# Goal:
Do not copy the pictures; transcribe all other material exactly.
— Start of Data extract —
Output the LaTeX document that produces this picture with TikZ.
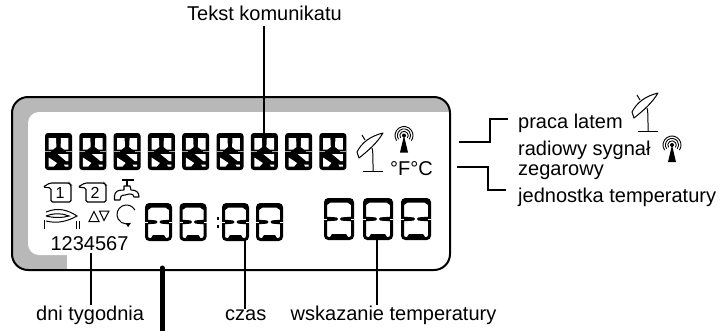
\documentclass[tikz,border=0pt]{standalone}
\usepackage{fontspec}
\setmainfont{Liberation Sans}
\usetikzlibrary{arrows.meta}

\tikzset{
    lbl/.style={inner sep=0pt, font=\fontsize{20}{20}\selectfont, anchor=base west},
    lead/.style={line width=1.3pt},
    segbig/.pic={
        \fill[black, rounded corners=3pt] (0,0) rectangle (27,37);
        \fill[white] (3.6,5) -- (11,5) -- (11.4,14) -- (8,16.5) -- (3.6,16.5) -- cycle;
        \fill[white] (23.4,5) -- (16,5) -- (15.6,14) -- (19,16.5) -- (23.4,16.5) -- cycle;
        \fill[white] (12.5,21) -- (23.4,21) -- (23.4,28) -- (21,28) -- cycle;
        \fill[white] (3.6,24.5) -- (12,30) -- (9,33.5) -- (3.6,33.5) -- cycle;
        \fill[white] (19,31.5) -- (23.4,31.5) -- (23.4,33.5) -- (20,33.5) -- cycle;
        \draw[gray!70, line width=0.3pt] (0,18.5) -- (6,18.5) (21,18.5) -- (27,18.5);
    },
    segsmall/.pic={
        \draw[black, line width=3pt, rounded corners=3pt] (1.5,1.5) rectangle (\segw-1.5,\segh-1.5);
        \fill[black] (1.5,1.5) -- (\segw-1.5,1.5) -- (\segw-3,7) -- (\segw-6.5,4.5) -- (6.5,4.5) -- (3,7) -- cycle;
        \fill[black] (5,\segh-1.5) -- (\segw-5,\segh-1.5) -- (\segw-8,\segh-6) -- (8,\segh-6) -- cycle;
        \fill[black] (1.5,\segh/2-2.4) -- (\segw/2-2.5,\segh/2-1.6) -- (\segw/2-1,\segh/2) -- (\segw/2-2.5,\segh/2+1.6) -- (1.5,\segh/2+2.4) -- cycle;
        \fill[black] (\segw-1.5,\segh/2-2.4) -- (\segw/2+2.5,\segh/2-1.6) -- (\segw/2+1,\segh/2) -- (\segw/2+2.5,\segh/2+1.6) -- (\segw-1.5,\segh/2+2.4) -- cycle;
        \draw[white, line width=0.3pt] (0,\segh/2) -- (3,\segh/2) (\segw,\segh/2) -- (\segw-3,\segh/2);
    },
    dish/.pic={
        \draw[line width=1pt, line join=round] (0,19) .. controls (5,9) and (14,3) .. (26,0) .. controls (20,10) and (12,17) .. (2,25) -- cycle;
        \draw[line width=1pt] (5,2) -- (8,7);
        \draw[line width=1pt] (15,15) .. controls (16,18) and (16,22) .. (16,38);
        \draw[line width=1pt] (6,38) -- (26,38);
    },
    mast/.pic={
        \fill (0,-17) -- (4,0) -- (-4,0) -- cycle;
        \fill (0,-17) circle (2);
        \draw[line width=0.9pt] (0,-17) ++(145:4.2) arc[start angle=145, end angle=395, radius=4.2];
        \draw[line width=0.9pt] (0,-17) ++(145:6.6) arc[start angle=145, end angle=395, radius=6.6];
        \draw[line width=0.9pt] (0,-17) ++(145:9) arc[start angle=145, end angle=395, radius=9];
    },
    memtag/.pic={
        \draw[line width=1.1pt, rounded corners=1.5pt] (8,19) -- (8,5) -- (0,4) -- (7,0) -- (26,0) -- (28,2) -- (28,19) -- cycle;
    }
}

\begin{document}
\begin{tikzpicture}[x=1pt, y=-1pt]
    \useasboundingbox (0,0) rectangle (722,330);

    % display frame
    \fill[black!28, rounded corners=16pt] (12,97) -- (450,97) -- (450,270) -- (12,270) -- cycle;
    \fill[white] (67,255) rectangle (450,271);
    \fill[white, rounded corners=11pt] (28,112) -- (470,112) -- (470,255) -- (28,255) -- cycle;
    \fill[white] (430,112) rectangle (451,271);
    \draw[line width=2pt, rounded corners=16pt] (12,97) -- (450,97) -- (450,270) -- (12,270) -- cycle;

    % upper row of digits
    \foreach \i in {0,...,8} {
        \pic at ({45+34.3*\i},133) {segbig};
    }

    % lower digits
    \def\segw{27}\def\segh{38}
    \foreach \xpos in {145,179.5,222,256} {
        \pic at (\xpos,203) {segsmall};
    }
    \fill (216.5,217) rectangle (219,220);
    \fill (216.5,225) rectangle (219,228);
    \def\segw{30}\def\segh{42}
    \foreach \xpos in {324,363,401} {
        \pic at (\xpos,198) {segsmall};
    }

    % icons left
    \pic at (43,183) {memtag};
    \pic at (78,183) {memtag};
    \node[inner sep=0pt, font=\fontsize{16}{16}\selectfont] (one) at (60,193) {1};
    \node[inner sep=0pt, font=\fontsize{16}{16}\selectfont] (two) at (95,193) {2};

    \draw[line width=1.1pt, line join=round] (114.5,200) -- (114.5,196) .. controls (115,191) and (118,190) .. (124,190) -- (124,186) -- (130,186) -- (131,190) .. controls (136,190) and (139,192) .. (139,197) -- (134,197) .. controls (134,194) and (132,194) .. (129,194) -- (125,195) .. controls (121,195) and (120,197) .. (120,200) -- cycle;
    \draw[line width=2.4pt] (122,180) -- (134,180);
    \draw[line width=1.1pt] (127,180) -- (127,186);

    \draw[line width=1pt] (46,212) .. controls (58,207) and (68,210) .. (77,216) .. controls (68,221) and (58,224) .. (46,221);
    \draw[line width=1pt] (46,216) .. controls (54,213) and (62,213) .. (69,216) .. controls (62,218) and (54,218) .. (46,216);
    \draw[line width=1pt] (44,220) -- (44,229);
    \draw[line width=1pt] (76,221) -- (76,229) (79.5,221) -- (79.5,229);

    \draw[line width=1pt] (94,211.5) -- (99,221.5) -- (89,221.5) -- cycle;
    \draw[line width=1pt] (99.5,211) -- (109,211) -- (104,220.5) -- cycle;
    \draw[line width=1pt, -{Latex[length=5pt,width=5pt]}] (134.9,210) arc[start angle=-28, end angle=-300, radius=9.5];

    % icons right
    \pic at (357,133) {dish};
    \pic at (404,152.5) {mast};
    \node[lbl] (unit) at (390,175) {°F°C};

    % labels
    \node[inner sep=0pt, font=\fontsize{20}{20}\selectfont, anchor=base] (wk) at (89.5,250.5) {1234567};
    \node[lbl] (tk) at (187,20) {Tekst komunikatu};
    \node[lbl] (dt) at (36,320) {dni tygodnia};
    \node[lbl] (cz) at (225,320) {czas};
    \node[lbl] (wt) at (290.5,320) {wskazanie temperatury};
    \node[lbl] (pl) at (518,128) {praca latem};
    \node[lbl] (rs) at (518,155) {radiowy sygnał};
    \node[lbl] (zg) at (518,175) {zegarowy};
    \node[lbl] (jt) at (518,202) {jednostka temperatury};

    \pic at (632,93) {dish};
    \begin{scope}[shift={(672,162)}, scale=1.1]
        \pic at (0,0) {mast};
    \end{scope}

    % leaders
    \coordinate (dp) at (264,141);
    \coordinate (dw) at (91,253);
    \coordinate (dc) at (245,240);
    \coordinate (dz) at (377,237);
    \coordinate (sa) at (459,142);
    \coordinate (sb) at (457,167);
    \coordinate (ea) at (508,119);
    \coordinate (eb) at (506,190);
    \coordinate (dk) at (162,268);
    \coordinate (dl) at (162,332);

    \draw[lead] (tk.south -| dp) ++(0,6) -- (dp);
    \draw[lead] (dw) -- (dw |- dt.north);
    \draw[lead] (dc) -- (dc |- cz.north);
    \draw[lead] (dz) -- (dz |- wt.north);
    \draw[lead] (sa) -- (490,142) -- (490,119) -- (ea);
    \draw[lead] (sb) -- (488,167) -- (488,190) -- (eb);
    \draw[line width=5pt, line cap=round] (dk) -- (dl);
\end{tikzpicture}
\end{document}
— End of Data extract —
# Written solution:
Output the LaTeX document that produces this picture with TikZ.
\documentclass[tikz,border=0pt]{standalone}
\usepackage{fontspec}
\setmainfont{Liberation Sans}
\usetikzlibrary{arrows.meta}

\tikzset{
    lbl/.style={inner sep=0pt, font=\fontsize{20}{20}\selectfont, anchor=base west},
    lead/.style={line width=1.3pt},
    segbig/.pic={
        \fill[black, rounded corners=3pt] (0,0) rectangle (27,37);
        \fill[white] (3.6,5) -- (11,5) -- (11.4,14) -- (8,16.5) -- (3.6,16.5) -- cycle;
        \fill[white] (23.4,5) -- (16,5) -- (15.6,14) -- (19,16.5) -- (23.4,16.5) -- cycle;
        \fill[white] (12.5,21) -- (23.4,21) -- (23.4,28) -- (21,28) -- cycle;
        \fill[white] (3.6,24.5) -- (12,30) -- (9,33.5) -- (3.6,33.5) -- cycle;
        \fill[white] (19,31.5) -- (23.4,31.5) -- (23.4,33.5) -- (20,33.5) -- cycle;
        \draw[gray!70, line width=0.3pt] (0,18.5) -- (6,18.5) (21,18.5) -- (27,18.5);
    },
    segsmall/.pic={
        \draw[black, line width=3pt, rounded corners=3pt] (1.5,1.5) rectangle (\segw-1.5,\segh-1.5);
        \fill[black] (1.5,1.5) -- (\segw-1.5,1.5) -- (\segw-3,7) -- (\segw-6.5,4.5) -- (6.5,4.5) -- (3,7) -- cycle;
        \fill[black] (5,\segh-1.5) -- (\segw-5,\segh-1.5) -- (\segw-8,\segh-6) -- (8,\segh-6) -- cycle;
        \fill[black] (1.5,\segh/2-2.4) -- (\segw/2-2.5,\segh/2-1.6) -- (\segw/2-1,\segh/2) -- (\segw/2-2.5,\segh/2+1.6) -- (1.5,\segh/2+2.4) -- cycle;
        \fill[black] (\segw-1.5,\segh/2-2.4) -- (\segw/2+2.5,\segh/2-1.6) -- (\segw/2+1,\segh/2) -- (\segw/2+2.5,\segh/2+1.6) -- (\segw-1.5,\segh/2+2.4) -- cycle;
        \draw[white, line width=0.3pt] (0,\segh/2) -- (3,\segh/2) (\segw,\segh/2) -- (\segw-3,\segh/2);
    },
    dish/.pic={
        \draw[line width=1pt, line join=round] (0,19) .. controls (5,9) and (14,3) .. (26,0) .. controls (20,10) and (12,17) .. (2,25) -- cycle;
        \draw[line width=1pt] (5,2) -- (8,7);
        \draw[line width=1pt] (15,15) .. controls (16,18) and (16,22) .. (16,38);
        \draw[line width=1pt] (6,38) -- (26,38);
    },
    mast/.pic={
        \fill (0,-17) -- (4,0) -- (-4,0) -- cycle;
        \fill (0,-17) circle (2);
        \draw[line width=0.9pt] (0,-17) ++(145:4.2) arc[start angle=145, end angle=395, radius=4.2];
        \draw[line width=0.9pt] (0,-17) ++(145:6.6) arc[start angle=145, end angle=395, radius=6.6];
        \draw[line width=0.9pt] (0,-17) ++(145:9) arc[start angle=145, end angle=395, radius=9];
    },
    memtag/.pic={
        \draw[line width=1.1pt, rounded corners=1.5pt] (8,19) -- (8,5) -- (0,4) -- (7,0) -- (26,0) -- (28,2) -- (28,19) -- cycle;
    }
}

\begin{document}
\begin{tikzpicture}[x=1pt, y=-1pt]
    \useasboundingbox (0,0) rectangle (722,330);

    % display frame
    \fill[black!28, rounded corners=16pt] (12,97) -- (450,97) -- (450,270) -- (12,270) -- cycle;
    \fill[white] (67,255) rectangle (450,271);
    \fill[white, rounded corners=11pt] (28,112) -- (470,112) -- (470,255) -- (28,255) -- cycle;
    \fill[white] (430,112) rectangle (451,271);
    \draw[line width=2pt, rounded corners=16pt] (12,97) -- (450,97) -- (450,270) -- (12,270) -- cycle;

    % upper row of digits
    \foreach \i in {0,...,8} {
        \pic at ({45+34.3*\i},133) {segbig};
    }

    % lower digits
    \def\segw{27}\def\segh{38}
    \foreach \xpos in {145,179.5,222,256} {
        \pic at (\xpos,203) {segsmall};
    }
    \fill (216.5,217) rectangle (219,220);
    \fill (216.5,225) rectangle (219,228);
    \def\segw{30}\def\segh{42}
    \foreach \xpos in {324,363,401} {
        \pic at (\xpos,198) {segsmall};
    }

    % icons left
    \pic at (43,183) {memtag};
    \pic at (78,183) {memtag};
    \node[inner sep=0pt, font=\fontsize{16}{16}\selectfont] (one) at (60,193) {1};
    \node[inner sep=0pt, font=\fontsize{16}{16}\selectfont] (two) at (95,193) {2};

    \draw[line width=1.1pt, line join=round] (114.5,200) -- (114.5,196) .. controls (115,191) and (118,190) .. (124,190) -- (124,186) -- (130,186) -- (131,190) .. controls (136,190) and (139,192) .. (139,197) -- (134,197) .. controls (134,194) and (132,194) .. (129,194) -- (125,195) .. controls (121,195) and (120,197) .. (120,200) -- cycle;
    \draw[line width=2.4pt] (122,180) -- (134,180);
    \draw[line width=1.1pt] (127,180) -- (127,186);

    \draw[line width=1pt] (46,212) .. controls (58,207) and (68,210) .. (77,216) .. controls (68,221) and (58,224) .. (46,221);
    \draw[line width=1pt] (46,216) .. controls (54,213) and (62,213) .. (69,216) .. controls (62,218) and (54,218) .. (46,216);
    \draw[line width=1pt] (44,220) -- (44,229);
    \draw[line width=1pt] (76,221) -- (76,229) (79.5,221) -- (79.5,229);

    \draw[line width=1pt] (94,211.5) -- (99,221.5) -- (89,221.5) -- cycle;
    \draw[line width=1pt] (99.5,211) -- (109,211) -- (104,220.5) -- cycle;
    \draw[line width=1pt, -{Latex[length=5pt,width=5pt]}] (134.9,210) arc[start angle=-28, end angle=-300, radius=9.5];

    % icons right
    \pic at (357,133) {dish};
    \pic at (404,152.5) {mast};
    \node[lbl] (unit) at (390,175) {°F°C};

    % labels
    \node[inner sep=0pt, font=\fontsize{20}{20}\selectfont, anchor=base] (wk) at (89.5,250.5) {1234567};
    \node[lbl] (tk) at (187,20) {Tekst komunikatu};
    \node[lbl] (dt) at (36,320) {dni tygodnia};
    \node[lbl] (cz) at (225,320) {czas};
    \node[lbl] (wt) at (290.5,320) {wskazanie temperatury};
    \node[lbl] (pl) at (518,128) {praca latem};
    \node[lbl] (rs) at (518,155) {radiowy sygnał};
    \node[lbl] (zg) at (518,175) {zegarowy};
    \node[lbl] (jt) at (518,202) {jednostka temperatury};

    \pic at (632,93) {dish};
    \begin{scope}[shift={(672,162)}, scale=1.1]
        \pic at (0,0) {mast};
    \end{scope}

    % leaders
    \coordinate (dp) at (264,141);
    \coordinate (dw) at (91,253);
    \coordinate (dc) at (245,240);
    \coordinate (dz) at (377,237);
    \coordinate (sa) at (459,142);
    \coordinate (sb) at (457,167);
    \coordinate (ea) at (508,119);
    \coordinate (eb) at (506,190);
    \coordinate (dk) at (162,268);
    \coordinate (dl) at (162,332);

    \draw[lead] (tk.south -| dp) ++(0,6) -- (dp);
    \draw[lead] (dw) -- (dw |- dt.north);
    \draw[lead] (dc) -- (dc |- cz.north);
    \draw[lead] (dz) -- (dz |- wt.north);
    \draw[lead] (sa) -- (490,142) -- (490,119) -- (ea);
    \draw[lead] (sb) -- (488,167) -- (488,190) -- (eb);
    \draw[line width=5pt, line cap=round] (dk) -- (dl);
\end{tikzpicture}
\end{document}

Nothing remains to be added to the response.